Required work » For every line in the data below that contains "this", copy the line.

===== Material for the task

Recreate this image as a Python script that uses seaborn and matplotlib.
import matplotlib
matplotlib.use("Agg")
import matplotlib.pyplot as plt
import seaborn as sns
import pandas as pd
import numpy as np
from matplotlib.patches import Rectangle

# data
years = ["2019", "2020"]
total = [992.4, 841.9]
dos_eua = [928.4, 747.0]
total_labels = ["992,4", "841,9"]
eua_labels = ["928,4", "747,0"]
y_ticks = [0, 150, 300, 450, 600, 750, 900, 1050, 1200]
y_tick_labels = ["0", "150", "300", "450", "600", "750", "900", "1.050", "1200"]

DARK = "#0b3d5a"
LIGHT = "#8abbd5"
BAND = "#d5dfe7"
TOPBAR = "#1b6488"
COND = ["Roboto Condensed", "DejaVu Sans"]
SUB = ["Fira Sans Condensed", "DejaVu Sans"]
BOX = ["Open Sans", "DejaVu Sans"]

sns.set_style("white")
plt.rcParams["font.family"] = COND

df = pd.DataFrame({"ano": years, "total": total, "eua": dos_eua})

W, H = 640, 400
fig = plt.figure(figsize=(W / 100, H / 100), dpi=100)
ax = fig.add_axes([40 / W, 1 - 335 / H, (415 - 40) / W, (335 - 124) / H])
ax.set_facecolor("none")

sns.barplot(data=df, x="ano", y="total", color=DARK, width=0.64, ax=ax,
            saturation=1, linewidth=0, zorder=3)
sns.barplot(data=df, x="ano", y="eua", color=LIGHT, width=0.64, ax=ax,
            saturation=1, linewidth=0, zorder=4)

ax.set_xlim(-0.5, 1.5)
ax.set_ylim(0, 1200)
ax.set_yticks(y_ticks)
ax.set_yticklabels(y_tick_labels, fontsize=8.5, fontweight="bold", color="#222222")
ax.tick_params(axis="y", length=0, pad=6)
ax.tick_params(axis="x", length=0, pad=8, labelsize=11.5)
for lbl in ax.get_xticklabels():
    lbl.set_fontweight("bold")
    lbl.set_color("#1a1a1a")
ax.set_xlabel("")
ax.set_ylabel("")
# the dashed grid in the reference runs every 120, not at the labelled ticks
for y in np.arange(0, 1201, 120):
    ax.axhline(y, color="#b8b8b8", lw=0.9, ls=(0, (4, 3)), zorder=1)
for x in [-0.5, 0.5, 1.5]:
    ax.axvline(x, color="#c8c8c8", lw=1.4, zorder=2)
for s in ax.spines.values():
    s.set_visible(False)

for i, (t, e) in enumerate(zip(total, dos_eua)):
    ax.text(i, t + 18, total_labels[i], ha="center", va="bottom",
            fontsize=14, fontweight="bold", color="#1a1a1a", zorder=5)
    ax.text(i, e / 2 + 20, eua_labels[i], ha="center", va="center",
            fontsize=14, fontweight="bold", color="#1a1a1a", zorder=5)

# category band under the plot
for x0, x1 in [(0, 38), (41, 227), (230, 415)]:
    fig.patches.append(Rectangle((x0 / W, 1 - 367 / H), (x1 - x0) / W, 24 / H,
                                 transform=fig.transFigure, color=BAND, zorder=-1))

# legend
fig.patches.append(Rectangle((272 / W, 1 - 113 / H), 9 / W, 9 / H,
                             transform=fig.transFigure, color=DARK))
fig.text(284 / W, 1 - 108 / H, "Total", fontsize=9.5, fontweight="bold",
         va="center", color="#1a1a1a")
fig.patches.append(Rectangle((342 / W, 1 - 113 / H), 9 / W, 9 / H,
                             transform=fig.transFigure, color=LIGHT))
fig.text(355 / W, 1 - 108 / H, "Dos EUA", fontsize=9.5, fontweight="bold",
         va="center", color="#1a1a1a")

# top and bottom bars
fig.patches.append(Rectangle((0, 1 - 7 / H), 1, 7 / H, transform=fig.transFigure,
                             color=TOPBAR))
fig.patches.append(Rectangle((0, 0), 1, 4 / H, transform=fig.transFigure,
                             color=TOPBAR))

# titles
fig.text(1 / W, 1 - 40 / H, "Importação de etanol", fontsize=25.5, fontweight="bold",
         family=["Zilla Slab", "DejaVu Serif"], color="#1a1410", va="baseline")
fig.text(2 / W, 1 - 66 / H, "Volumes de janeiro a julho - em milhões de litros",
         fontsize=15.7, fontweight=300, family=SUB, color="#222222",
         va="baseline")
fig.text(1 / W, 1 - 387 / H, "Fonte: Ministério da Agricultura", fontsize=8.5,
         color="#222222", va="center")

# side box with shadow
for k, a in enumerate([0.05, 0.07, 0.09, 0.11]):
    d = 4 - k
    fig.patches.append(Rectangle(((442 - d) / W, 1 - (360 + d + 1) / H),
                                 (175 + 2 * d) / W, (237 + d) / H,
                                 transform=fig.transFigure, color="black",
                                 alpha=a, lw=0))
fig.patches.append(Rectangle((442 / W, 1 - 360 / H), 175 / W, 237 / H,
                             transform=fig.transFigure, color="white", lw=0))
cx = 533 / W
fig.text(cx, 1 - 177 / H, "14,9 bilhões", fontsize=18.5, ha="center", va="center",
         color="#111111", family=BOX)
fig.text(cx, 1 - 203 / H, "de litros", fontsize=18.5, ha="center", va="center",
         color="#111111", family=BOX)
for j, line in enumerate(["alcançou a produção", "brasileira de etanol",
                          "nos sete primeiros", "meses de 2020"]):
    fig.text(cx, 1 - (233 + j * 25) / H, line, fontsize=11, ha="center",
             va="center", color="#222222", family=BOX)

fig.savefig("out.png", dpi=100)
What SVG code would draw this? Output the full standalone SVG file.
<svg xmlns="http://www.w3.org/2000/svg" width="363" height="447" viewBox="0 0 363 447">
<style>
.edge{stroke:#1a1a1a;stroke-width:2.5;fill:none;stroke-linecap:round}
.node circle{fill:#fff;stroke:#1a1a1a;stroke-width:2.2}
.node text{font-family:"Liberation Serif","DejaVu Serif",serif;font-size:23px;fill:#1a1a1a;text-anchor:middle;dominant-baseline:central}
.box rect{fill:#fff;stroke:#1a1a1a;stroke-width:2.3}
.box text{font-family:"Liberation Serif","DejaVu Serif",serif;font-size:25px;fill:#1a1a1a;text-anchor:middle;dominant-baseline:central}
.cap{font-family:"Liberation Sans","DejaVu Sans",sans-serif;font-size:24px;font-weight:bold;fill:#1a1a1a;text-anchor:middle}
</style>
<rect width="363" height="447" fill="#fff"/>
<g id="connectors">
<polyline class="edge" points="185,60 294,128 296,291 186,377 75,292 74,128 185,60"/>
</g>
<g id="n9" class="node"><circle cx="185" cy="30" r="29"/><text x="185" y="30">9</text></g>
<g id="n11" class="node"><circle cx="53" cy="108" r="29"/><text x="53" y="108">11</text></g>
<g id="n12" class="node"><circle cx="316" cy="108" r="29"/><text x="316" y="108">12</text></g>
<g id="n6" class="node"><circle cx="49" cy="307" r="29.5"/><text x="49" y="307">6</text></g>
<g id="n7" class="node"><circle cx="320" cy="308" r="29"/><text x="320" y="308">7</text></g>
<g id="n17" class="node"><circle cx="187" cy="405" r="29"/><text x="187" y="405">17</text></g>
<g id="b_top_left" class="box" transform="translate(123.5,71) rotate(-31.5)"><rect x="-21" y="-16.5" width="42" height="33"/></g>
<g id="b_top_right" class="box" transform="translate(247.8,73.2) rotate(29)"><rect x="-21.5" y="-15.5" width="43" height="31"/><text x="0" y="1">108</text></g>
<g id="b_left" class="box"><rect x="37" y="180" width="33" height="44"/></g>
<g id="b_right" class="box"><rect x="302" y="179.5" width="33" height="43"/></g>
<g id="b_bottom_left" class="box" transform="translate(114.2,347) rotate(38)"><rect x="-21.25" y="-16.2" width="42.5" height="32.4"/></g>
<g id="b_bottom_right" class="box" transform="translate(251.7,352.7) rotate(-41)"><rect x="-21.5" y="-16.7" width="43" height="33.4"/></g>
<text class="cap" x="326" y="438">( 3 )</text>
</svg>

==========
===== Material for the task

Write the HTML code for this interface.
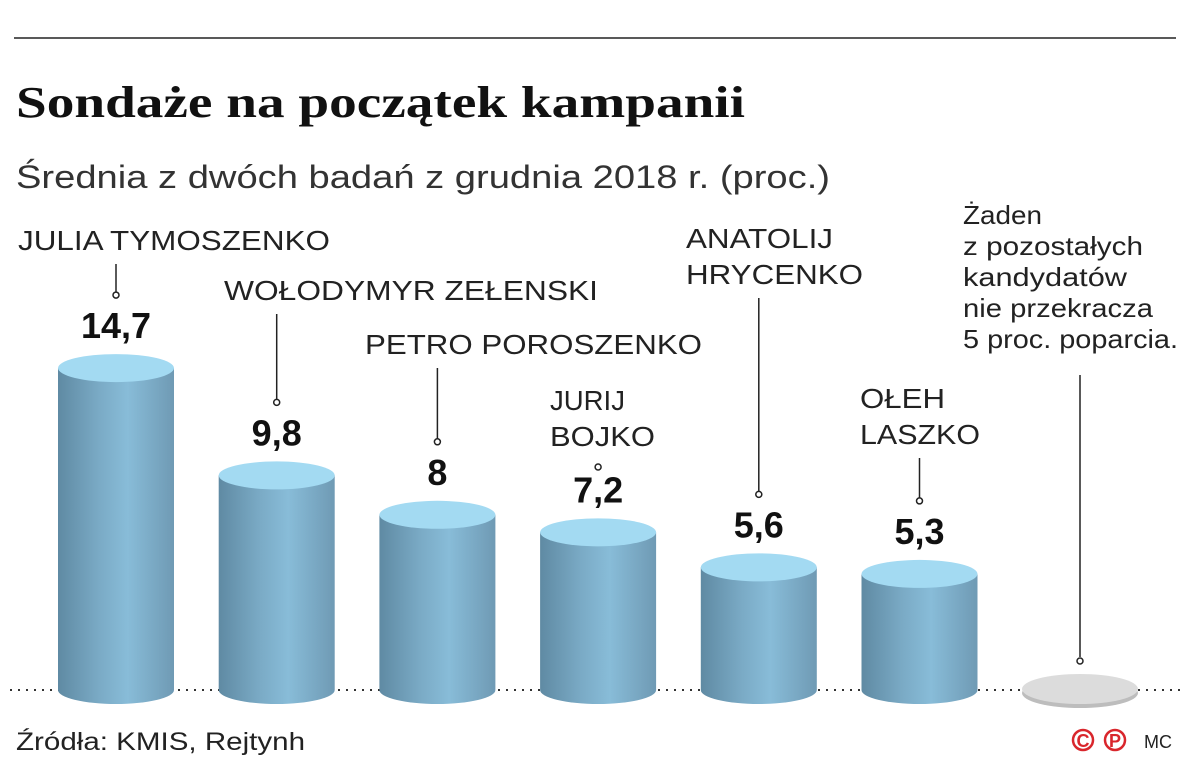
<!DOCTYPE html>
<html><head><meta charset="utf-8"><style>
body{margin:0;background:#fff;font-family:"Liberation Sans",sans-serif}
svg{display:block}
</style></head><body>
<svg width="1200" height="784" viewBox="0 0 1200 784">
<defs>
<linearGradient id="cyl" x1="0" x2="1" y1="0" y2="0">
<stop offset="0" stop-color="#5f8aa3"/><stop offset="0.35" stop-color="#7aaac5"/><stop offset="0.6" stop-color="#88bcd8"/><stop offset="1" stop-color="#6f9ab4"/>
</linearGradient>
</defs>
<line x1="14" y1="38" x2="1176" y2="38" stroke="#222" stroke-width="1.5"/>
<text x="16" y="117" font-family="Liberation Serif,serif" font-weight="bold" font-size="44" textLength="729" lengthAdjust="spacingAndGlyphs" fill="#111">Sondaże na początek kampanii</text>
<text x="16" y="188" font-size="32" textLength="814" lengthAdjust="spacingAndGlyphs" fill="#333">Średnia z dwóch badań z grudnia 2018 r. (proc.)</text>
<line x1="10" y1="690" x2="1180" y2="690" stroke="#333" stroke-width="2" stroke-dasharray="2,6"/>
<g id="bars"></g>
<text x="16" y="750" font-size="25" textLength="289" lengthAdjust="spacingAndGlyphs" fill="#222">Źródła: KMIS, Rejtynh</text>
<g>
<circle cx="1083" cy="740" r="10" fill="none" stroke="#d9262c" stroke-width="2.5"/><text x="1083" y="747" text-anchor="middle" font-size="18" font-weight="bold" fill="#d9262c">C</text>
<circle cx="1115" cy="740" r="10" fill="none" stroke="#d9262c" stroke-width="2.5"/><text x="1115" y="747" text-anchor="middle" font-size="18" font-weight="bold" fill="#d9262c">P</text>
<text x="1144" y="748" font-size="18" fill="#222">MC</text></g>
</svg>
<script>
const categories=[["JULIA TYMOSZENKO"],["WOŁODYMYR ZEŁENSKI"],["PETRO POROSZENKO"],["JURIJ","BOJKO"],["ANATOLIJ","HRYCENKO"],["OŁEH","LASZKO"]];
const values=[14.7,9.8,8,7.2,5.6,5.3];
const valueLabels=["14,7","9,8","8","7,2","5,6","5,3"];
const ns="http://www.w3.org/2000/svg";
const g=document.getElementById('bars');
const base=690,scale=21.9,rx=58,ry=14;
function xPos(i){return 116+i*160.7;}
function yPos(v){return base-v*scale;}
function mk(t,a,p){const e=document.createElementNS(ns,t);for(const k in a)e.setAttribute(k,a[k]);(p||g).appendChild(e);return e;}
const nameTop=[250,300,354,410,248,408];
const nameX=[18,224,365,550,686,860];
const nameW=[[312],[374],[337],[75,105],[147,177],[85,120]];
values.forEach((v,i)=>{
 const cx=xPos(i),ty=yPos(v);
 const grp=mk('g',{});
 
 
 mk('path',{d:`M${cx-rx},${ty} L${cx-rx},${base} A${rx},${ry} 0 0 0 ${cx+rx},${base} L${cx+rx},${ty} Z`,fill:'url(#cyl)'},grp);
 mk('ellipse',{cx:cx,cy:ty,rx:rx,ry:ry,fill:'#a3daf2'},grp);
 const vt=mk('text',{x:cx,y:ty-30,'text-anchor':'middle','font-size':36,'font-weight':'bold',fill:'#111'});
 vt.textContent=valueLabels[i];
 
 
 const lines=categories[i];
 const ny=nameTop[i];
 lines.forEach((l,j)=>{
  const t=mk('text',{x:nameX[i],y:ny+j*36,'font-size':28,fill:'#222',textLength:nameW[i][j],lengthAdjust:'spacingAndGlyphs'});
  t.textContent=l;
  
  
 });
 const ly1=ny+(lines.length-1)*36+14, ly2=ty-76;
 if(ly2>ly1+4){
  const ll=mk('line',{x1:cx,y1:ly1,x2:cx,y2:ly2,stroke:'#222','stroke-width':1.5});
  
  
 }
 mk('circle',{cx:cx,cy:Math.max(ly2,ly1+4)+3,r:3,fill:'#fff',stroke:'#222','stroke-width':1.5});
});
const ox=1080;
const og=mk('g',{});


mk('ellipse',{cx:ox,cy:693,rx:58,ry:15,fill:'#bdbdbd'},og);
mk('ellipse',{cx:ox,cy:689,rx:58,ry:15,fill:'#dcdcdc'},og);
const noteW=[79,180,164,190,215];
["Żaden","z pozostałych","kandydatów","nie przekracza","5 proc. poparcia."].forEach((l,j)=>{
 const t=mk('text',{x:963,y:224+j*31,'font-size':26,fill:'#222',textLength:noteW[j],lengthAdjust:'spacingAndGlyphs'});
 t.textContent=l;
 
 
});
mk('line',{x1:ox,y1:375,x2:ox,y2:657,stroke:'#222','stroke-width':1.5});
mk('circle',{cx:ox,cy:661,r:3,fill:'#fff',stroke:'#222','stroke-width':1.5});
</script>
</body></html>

==========
===== Material for the task

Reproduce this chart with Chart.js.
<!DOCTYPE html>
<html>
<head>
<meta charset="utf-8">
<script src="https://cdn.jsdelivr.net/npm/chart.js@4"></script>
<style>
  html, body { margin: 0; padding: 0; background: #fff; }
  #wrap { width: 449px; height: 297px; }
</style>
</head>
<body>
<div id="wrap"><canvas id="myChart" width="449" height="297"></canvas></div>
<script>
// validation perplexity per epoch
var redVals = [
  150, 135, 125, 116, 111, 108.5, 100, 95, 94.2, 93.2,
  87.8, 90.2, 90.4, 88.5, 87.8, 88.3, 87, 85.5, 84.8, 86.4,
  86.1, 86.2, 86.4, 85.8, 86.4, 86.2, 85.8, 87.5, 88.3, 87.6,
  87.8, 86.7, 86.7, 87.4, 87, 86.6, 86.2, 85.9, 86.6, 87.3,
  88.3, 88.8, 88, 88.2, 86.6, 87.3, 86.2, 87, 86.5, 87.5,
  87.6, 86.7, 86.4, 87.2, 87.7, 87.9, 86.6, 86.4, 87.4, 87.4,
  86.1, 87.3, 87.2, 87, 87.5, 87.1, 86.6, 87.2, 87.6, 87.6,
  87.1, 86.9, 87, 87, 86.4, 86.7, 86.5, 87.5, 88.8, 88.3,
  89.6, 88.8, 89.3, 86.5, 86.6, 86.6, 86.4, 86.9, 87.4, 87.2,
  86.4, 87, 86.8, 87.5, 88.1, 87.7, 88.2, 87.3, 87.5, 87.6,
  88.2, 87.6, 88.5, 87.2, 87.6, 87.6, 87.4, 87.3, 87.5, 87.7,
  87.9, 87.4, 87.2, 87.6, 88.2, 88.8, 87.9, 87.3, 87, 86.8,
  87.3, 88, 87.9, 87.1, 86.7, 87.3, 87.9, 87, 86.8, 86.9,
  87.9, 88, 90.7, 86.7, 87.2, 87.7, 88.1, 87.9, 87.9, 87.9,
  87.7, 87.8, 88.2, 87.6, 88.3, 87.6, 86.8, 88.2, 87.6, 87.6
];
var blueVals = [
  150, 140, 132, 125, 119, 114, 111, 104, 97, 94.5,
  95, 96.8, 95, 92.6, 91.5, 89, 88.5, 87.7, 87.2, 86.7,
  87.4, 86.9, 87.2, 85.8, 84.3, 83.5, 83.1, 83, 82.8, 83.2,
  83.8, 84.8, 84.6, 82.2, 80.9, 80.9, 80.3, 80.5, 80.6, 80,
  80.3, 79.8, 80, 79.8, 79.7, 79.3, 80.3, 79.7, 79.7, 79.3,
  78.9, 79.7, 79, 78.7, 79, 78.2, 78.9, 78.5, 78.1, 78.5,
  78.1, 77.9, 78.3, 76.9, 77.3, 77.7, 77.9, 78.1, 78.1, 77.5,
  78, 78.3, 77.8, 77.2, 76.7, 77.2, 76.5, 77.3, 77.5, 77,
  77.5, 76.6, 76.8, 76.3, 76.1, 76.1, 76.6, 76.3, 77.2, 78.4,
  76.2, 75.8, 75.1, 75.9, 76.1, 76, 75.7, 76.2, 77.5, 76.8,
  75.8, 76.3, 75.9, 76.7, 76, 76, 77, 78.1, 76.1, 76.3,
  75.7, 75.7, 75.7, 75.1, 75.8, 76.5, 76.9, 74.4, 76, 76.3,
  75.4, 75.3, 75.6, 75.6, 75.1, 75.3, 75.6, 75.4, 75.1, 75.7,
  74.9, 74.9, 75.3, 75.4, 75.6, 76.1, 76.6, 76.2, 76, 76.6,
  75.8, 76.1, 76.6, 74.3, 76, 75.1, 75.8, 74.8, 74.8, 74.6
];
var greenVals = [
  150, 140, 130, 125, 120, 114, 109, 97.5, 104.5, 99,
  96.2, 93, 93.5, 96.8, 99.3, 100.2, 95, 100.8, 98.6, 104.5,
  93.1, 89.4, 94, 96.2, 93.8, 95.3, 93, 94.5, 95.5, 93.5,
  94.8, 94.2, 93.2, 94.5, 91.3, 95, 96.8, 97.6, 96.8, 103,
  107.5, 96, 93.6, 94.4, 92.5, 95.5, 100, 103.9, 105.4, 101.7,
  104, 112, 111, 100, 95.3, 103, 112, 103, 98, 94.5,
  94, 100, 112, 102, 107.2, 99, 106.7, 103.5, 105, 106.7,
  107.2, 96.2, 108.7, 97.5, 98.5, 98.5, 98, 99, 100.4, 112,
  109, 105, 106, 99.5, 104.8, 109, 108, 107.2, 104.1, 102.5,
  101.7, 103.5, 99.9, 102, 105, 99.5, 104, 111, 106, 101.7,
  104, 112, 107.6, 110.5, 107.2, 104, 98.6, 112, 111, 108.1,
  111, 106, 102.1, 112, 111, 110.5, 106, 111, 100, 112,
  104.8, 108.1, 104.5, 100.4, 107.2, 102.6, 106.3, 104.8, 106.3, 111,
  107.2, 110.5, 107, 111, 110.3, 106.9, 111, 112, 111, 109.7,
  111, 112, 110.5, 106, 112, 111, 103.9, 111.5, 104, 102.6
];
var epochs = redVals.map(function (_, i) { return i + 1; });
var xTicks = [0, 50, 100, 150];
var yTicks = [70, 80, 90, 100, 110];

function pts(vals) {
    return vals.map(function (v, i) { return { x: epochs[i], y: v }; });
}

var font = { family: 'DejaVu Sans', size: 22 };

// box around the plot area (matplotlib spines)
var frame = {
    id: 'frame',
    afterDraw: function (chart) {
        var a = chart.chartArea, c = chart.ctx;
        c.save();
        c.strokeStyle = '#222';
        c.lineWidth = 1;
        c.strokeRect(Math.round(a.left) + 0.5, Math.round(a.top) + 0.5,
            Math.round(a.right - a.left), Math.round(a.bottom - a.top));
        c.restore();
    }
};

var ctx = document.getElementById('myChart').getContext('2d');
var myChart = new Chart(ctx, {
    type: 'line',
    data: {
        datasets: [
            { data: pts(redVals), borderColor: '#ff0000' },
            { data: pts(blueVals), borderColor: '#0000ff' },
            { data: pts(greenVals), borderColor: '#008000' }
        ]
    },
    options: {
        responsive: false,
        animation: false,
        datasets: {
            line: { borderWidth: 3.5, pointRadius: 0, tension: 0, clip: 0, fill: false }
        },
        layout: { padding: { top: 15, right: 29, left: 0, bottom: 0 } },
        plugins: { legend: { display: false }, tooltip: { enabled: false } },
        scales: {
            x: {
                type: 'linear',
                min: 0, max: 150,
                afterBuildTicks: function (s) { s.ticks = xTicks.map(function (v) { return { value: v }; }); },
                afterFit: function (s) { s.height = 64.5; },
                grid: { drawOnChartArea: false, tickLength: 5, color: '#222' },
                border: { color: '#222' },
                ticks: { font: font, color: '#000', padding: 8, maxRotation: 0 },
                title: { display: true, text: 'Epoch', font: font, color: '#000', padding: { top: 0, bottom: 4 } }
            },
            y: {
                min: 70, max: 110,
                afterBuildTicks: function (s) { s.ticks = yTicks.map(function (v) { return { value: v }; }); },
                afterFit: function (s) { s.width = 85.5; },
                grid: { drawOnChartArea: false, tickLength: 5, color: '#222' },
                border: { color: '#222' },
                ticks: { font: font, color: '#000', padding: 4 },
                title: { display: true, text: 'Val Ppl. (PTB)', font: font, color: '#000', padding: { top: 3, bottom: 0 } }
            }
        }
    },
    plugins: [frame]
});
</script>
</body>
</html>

==========

Correct output »
Recreate this image as a Python script that uses seaborn and matplotlib.
What SVG code would draw this? Output the full standalone SVG file.
Write the HTML code for this interface.
Reproduce this chart with Chart.js.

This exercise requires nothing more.